After the surety company failed to produce the accused even after the several postponements given to it, the trial court on November 24, 1955 rendered judgment against it on the bond and ordered that a writ of execution be issued for the satisfaction of the judgment. On November 25, 1955, the bondsman learned that the accused was confined in the New Bilibid Prisons of Muntinglupa serving the sentence imposed upon him in two criminal cases by the Court of First Instance of Manila, for which reason it could not produce him in court as required, and so on December 8, 1955 it filed a motion to lift the order of confiscation praying that it be relieved from its liability under the bond. As this motion was denied, the bondsman took the present appeal.

The law governing the forfeiture of bail is Section 15, Rule 110, of the Rules of Court, which provides:

SEC. 15. Forfeiture of bail. — When the appearance of the defendant is required by the court, his sureties shall be notified to produce him before the court on a given date. If the defendant fails to appear as required, the bond is declared forfeited and the bondsmen are given thirty days within which to produce their principal and to show cause why a judgment should not be rendered against them for the amount of their bond. Within the said period of thirty days, the bondsmen (a) must produce the body of their principal or give the reason for its non-production; and (b) must explain satisfactorily why defendant did not appear before the court when first required so to do. Failing in these two requisites a judgment shall be rendered against the bondsmen.

It would appear that when a case is set for trial the duty of the bondsman is to see to it that the accused appears on the date of trial. If he fails to do so, he should be given 30 days within which to produce the accused and to show cause why judgment should not be rendered against him for the amount of the bond, and within said period, the bondsman is required to do two things. (1) to produce the body of the accused or give reasons for his non-production; and (2) to explain satisfactorily why the accused failed to appear when first required to do so. Failure to do either may subject the bondsman to liability.

It thus clearly appears that the mere production or appearance of the accused within the period set by the court after his failure to appear when first required for trial would not suffice to exonerate the bondsman from liability, nor entitle him to release as a matter of right, but it is still necessary that he give satisfactory reasons why he failed to appear when first required to do so. In the instant case, the bondsman not only was not able to produce the body of the accused despite the several extensions granted to it, but failed to explain satisfactorily why it was not able to produce him during the trial set on July 19, 1955. It, therefore, failed to comply with the law.

In its motion to lift the order of confiscation, the bondsman stated: "From reliable information the herein movant was informed that the accused Sy Beng Guat has already been confined at the Bureau of Prisons (Muntinglupa) serving sentence connection with Criminal Cases Nos. 10900 and 11037 of the Court of First Instance of Manila, as evidenced by a certificate of the Bureau of Prisons." It was there stated that he was committed to said penitentiary only on November 30, 1955. It is true, as certified by the Director of Prisons, that the accused was involved in two other criminal cases pending in the Court of First Instance of Manila and, as it is to be presumed, he was at all times available to the court during the prosecution and trial of said two cases, we see no plausible reason for the bondsman not to know his whereabouts and not to produce him for the trial in the instant cases considering the several extentions granted by the court to locate and produce him.
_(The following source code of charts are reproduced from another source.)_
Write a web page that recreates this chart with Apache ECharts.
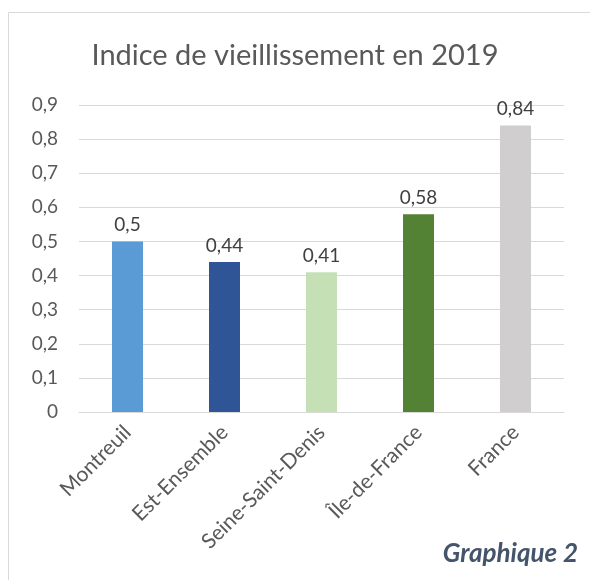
<!DOCTYPE html>
<html style="height: 100%">
<head>
    <meta charset="UTF-8">
    <title>Indice de vieillissement</title>
    <script type="text/javascript" src="https://cdn.jsdelivr.net/npm/echarts/dist/echarts.min.js"></script>
</head>
<body style="height: 100%; margin: 0; background: #fff">
    <div id="container" style="width: 590px; height: 580px"></div>
<script>
    var territoires = ['Montreuil', 'Est-Ensemble', 'Seine-Saint-Denis', 'Île-de-France', 'France'];
    var indices = [0.5, 0.44, 0.41, 0.58, 0.84];
    var couleurs = ['#5B9BD5', '#2F5597', '#C5E0B4', '#548235', '#D0CECE'];

    var virgule = function (v) { return String(v).replace('.', ','); };
    var police = 'Lato';

    var myChart = echarts.init(document.getElementById('container'));
    var option = {
        animation: false,
        textStyle: { fontFamily: police },
        title: {
            text: 'Indice de vieillissement en 2019',
            left: 'center',
            top: 36,
            textStyle: { fontFamily: police, fontSize: 29, fontWeight: 'normal', color: '#595959' }
        },
        graphic: [
            {
                type: 'rect',
                shape: { x: 8.5, y: 12.5, width: 700, height: 700 },
                style: { fill: 'none', stroke: '#D9D9D9', lineWidth: 1 },
                silent: true
            },
            {
                type: 'text',
                right: 12,
                top: 541,
                style: {
                    text: 'Graphique 2',
                    fill: '#44546A',
                    font: 'italic bold 26px ' + police
                }
            }
        ],
        grid: { left: 79, right: 26, top: 105, bottom: 168 },
        xAxis: {
            type: 'category',
            data: territoires,
            axisTick: { show: false },
            axisLine: { lineStyle: { color: '#D9D9D9', width: 1 } },
            axisLabel: { rotate: 45, color: '#595959', fontSize: 21, margin: 17, interval: 0 }
        },
        yAxis: {
            type: 'value',
            min: 0,
            max: 0.9,
            interval: 0.1,
            axisLine: { show: false },
            axisTick: { show: false },
            splitLine: { lineStyle: { color: '#D9D9D9' } },
            axisLabel: { color: '#595959', fontSize: 19, margin: 21, formatter: virgule }
        },
        series: [{
            type: 'bar',
            barWidth: 31,
            data: indices.map(function (v, i) {
                return { value: v, itemStyle: { color: couleurs[i] } };
            }),
            label: {
                show: true,
                position: 'top',
                distance: 7,
                color: '#404040',
                fontSize: 19,
                formatter: function (p) { return virgule(p.value); }
            }
        }]
    };
    myChart.setOption(option);
</script>
</body>
</html>
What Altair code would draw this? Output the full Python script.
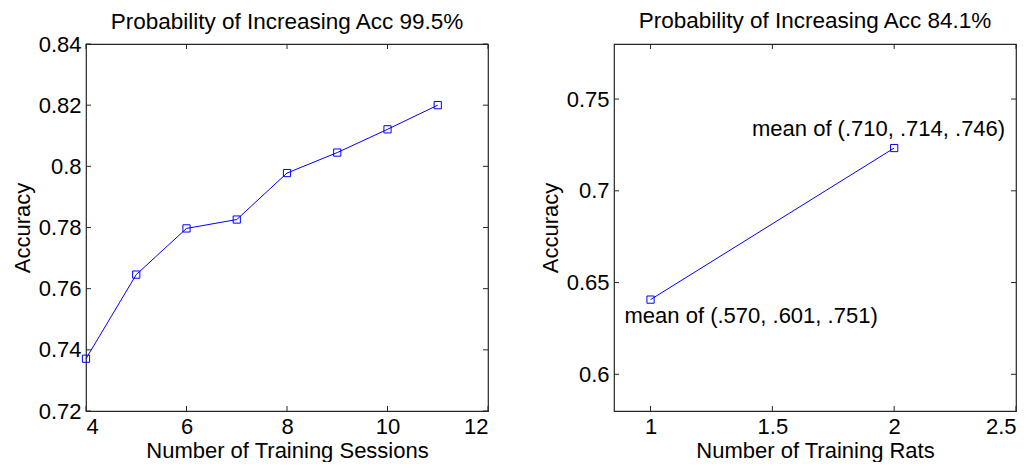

The fact that the accused was dealt with in due course in the two cases above-mentioned so much so that he was eventually confined in prison, confirms our view that the bondsman has failed to do its duty to keep a continuous surveillance over him which accounted for its failure to produce him when required by the court.

In a recent case decided by this Court, we said: "It is obvious from the above-quoted section that if after notice to produce the defendant is served upon the sureties the defendant fails to appear at the time required by the court, the bail bond shall be declared forfeited, and the forfeiture can only be discharge if, within thirty days, the defendant appears when required to do so. The personal appearance of the defendant is therefore not sufficient; it is still necessary that it be accompanied by a satisfactory explanation of his failure to appear. Mere explanation is not also enough. It is of prime importance that it be satisfactory in order that the surety may be discharged from liability. And it is well settled that the question whether the explanation given is or is not sufficient is a matter that lies within the discretation of the court" (People vs. Felix, G.R. No. L-10094, May 14, 1957; Italics ours). Here the explanation given is not satisfactory; neither can it entitle the bondsman to a mitigation of its liability.

Wherefore, the order appealed from is affirmed, with costs against appellant.

Paras, C.J., Bengzon, Padilla, Montemayor, Reyes, A., Labrador, Concepcion and Endencia, JJ., concur.